- _Aim_: Copy exactly the lines that run from the top of the listing to the line containing "y_ticks = [0, 4, 8, 12, 16, 20]", both ends included, and omit the pictures.
Start
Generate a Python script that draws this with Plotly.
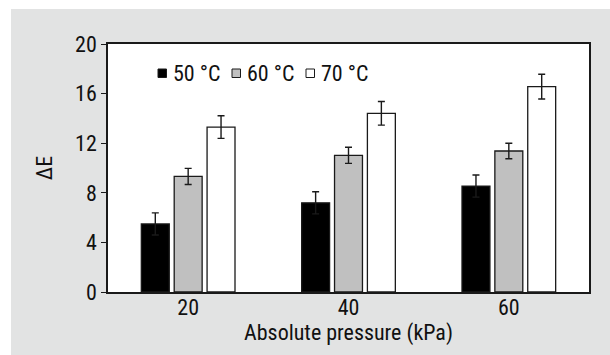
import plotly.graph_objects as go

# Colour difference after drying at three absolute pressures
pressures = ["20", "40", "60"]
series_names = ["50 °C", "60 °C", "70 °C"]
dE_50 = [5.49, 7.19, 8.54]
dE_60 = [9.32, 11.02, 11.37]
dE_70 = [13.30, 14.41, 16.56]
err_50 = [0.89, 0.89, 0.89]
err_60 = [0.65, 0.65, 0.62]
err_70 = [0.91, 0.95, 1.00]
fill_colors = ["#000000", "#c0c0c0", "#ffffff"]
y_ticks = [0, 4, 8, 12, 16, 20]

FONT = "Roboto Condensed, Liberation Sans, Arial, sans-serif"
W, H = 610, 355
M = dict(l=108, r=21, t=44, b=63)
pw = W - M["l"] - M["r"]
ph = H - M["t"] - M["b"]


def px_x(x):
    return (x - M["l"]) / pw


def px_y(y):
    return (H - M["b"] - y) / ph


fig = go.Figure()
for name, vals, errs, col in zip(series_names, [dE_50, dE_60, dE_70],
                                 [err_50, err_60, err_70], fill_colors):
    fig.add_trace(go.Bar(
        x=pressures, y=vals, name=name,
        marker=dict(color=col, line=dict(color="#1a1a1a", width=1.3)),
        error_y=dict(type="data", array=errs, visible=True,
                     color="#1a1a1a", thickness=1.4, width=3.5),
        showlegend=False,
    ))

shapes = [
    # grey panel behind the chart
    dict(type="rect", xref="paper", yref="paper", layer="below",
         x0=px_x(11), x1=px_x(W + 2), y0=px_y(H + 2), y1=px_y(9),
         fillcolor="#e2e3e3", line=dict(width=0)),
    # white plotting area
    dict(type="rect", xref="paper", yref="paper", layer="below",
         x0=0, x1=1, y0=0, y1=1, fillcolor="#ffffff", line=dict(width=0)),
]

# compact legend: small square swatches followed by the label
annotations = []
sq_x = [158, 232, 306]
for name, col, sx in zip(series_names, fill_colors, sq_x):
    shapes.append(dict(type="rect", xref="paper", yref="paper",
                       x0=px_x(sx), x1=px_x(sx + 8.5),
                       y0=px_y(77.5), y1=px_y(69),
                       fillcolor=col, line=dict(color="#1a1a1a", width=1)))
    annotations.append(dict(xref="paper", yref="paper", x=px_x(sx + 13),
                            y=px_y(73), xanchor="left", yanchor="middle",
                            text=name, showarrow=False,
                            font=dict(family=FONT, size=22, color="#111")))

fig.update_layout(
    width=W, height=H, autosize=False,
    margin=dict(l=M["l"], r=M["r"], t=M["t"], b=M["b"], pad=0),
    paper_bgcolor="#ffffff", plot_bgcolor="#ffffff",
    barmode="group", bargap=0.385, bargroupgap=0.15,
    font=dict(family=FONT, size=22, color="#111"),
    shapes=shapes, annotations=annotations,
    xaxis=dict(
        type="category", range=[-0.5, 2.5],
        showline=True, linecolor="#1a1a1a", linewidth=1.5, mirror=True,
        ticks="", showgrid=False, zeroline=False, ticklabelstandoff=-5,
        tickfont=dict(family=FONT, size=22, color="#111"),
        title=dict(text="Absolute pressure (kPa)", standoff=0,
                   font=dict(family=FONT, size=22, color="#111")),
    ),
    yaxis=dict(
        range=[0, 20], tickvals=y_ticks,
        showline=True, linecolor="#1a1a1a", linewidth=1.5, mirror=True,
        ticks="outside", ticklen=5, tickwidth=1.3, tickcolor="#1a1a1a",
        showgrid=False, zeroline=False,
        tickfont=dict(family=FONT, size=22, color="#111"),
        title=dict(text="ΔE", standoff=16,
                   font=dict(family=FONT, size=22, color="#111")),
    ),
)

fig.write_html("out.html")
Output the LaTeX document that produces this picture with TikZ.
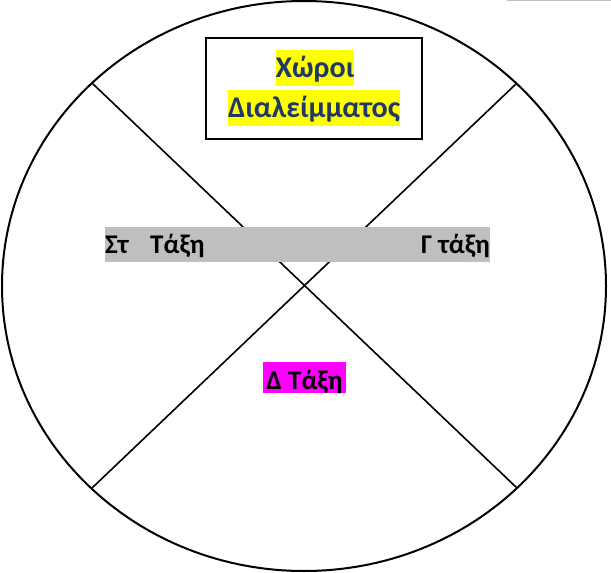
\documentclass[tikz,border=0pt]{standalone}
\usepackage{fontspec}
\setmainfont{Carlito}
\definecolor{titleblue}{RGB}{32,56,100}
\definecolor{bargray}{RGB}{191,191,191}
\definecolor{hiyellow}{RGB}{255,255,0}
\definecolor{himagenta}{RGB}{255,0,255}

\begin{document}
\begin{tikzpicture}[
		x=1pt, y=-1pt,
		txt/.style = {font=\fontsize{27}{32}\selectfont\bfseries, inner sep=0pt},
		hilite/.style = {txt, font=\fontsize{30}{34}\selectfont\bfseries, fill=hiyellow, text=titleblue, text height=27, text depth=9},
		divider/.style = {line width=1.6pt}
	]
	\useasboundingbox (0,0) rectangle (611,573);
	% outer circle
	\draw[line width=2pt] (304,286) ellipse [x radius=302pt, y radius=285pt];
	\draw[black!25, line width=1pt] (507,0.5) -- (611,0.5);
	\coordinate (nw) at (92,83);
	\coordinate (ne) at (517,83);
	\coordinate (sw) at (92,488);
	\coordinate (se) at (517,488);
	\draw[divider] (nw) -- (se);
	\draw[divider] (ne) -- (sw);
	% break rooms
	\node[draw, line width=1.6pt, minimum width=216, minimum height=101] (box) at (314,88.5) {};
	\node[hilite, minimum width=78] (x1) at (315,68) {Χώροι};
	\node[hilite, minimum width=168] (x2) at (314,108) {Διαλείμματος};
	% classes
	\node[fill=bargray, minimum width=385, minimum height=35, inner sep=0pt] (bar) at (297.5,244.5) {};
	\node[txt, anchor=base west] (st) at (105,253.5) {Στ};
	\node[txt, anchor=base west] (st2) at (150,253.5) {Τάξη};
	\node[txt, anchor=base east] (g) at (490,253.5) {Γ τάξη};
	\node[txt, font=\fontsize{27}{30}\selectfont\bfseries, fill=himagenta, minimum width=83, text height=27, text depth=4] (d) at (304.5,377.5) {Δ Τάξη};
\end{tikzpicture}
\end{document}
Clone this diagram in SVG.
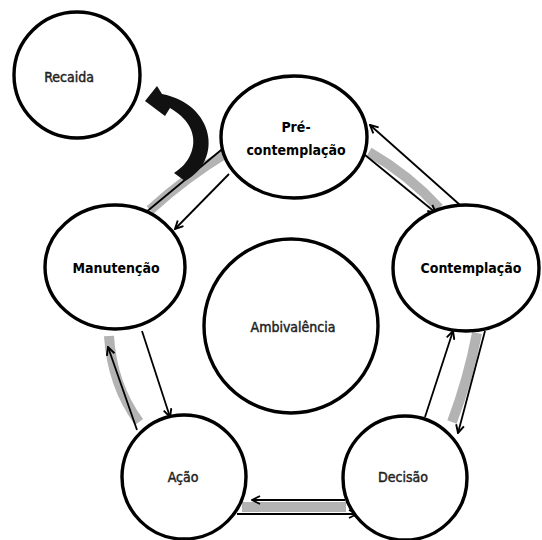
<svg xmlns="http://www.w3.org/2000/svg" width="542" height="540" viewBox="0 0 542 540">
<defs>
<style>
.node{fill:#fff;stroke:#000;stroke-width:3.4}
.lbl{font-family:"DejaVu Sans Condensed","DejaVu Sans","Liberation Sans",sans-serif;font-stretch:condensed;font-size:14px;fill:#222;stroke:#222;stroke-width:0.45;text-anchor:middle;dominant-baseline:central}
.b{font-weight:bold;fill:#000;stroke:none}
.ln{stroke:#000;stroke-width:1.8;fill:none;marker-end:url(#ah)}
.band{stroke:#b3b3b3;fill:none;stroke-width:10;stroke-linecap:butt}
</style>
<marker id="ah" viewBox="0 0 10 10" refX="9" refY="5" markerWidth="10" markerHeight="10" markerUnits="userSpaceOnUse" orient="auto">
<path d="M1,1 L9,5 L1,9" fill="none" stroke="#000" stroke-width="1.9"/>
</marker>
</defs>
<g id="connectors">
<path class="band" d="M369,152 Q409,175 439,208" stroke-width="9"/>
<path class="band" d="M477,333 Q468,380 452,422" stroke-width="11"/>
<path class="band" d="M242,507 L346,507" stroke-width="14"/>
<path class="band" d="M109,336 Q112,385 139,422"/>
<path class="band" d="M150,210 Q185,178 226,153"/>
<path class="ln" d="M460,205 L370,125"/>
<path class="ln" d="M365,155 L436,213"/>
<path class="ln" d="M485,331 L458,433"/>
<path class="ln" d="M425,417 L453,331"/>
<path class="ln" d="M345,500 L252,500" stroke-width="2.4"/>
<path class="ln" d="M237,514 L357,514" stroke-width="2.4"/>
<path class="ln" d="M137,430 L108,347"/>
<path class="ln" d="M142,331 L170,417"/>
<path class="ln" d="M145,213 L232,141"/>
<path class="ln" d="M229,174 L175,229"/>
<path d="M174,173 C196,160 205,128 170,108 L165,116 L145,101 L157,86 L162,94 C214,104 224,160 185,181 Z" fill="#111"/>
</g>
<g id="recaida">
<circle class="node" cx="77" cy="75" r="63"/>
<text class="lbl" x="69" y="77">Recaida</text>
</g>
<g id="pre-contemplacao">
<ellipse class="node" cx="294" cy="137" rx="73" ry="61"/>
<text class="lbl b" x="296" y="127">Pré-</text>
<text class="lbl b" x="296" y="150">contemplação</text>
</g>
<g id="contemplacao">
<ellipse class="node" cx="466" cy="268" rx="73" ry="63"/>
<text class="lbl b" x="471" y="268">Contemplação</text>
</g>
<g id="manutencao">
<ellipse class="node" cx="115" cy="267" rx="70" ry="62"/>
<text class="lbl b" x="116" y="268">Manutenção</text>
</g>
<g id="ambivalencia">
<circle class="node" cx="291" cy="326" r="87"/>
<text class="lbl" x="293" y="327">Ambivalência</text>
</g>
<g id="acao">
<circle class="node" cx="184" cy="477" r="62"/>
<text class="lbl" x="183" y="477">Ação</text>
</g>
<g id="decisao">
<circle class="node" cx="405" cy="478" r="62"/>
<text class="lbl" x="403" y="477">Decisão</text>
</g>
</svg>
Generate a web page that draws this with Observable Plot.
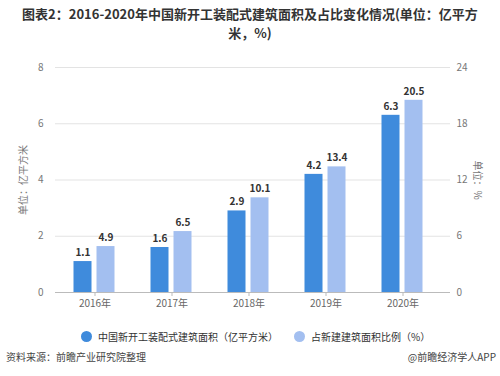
End
- _Finished task_:
Generate a Python script that draws this with Plotly.
import plotly.graph_objects as go

# Colour difference after drying at three absolute pressures
pressures = ["20", "40", "60"]
series_names = ["50 °C", "60 °C", "70 °C"]
dE_50 = [5.49, 7.19, 8.54]
dE_60 = [9.32, 11.02, 11.37]
dE_70 = [13.30, 14.41, 16.56]
err_50 = [0.89, 0.89, 0.89]
err_60 = [0.65, 0.65, 0.62]
err_70 = [0.91, 0.95, 1.00]
fill_colors = ["#000000", "#c0c0c0", "#ffffff"]
y_ticks = [0, 4, 8, 12, 16, 20]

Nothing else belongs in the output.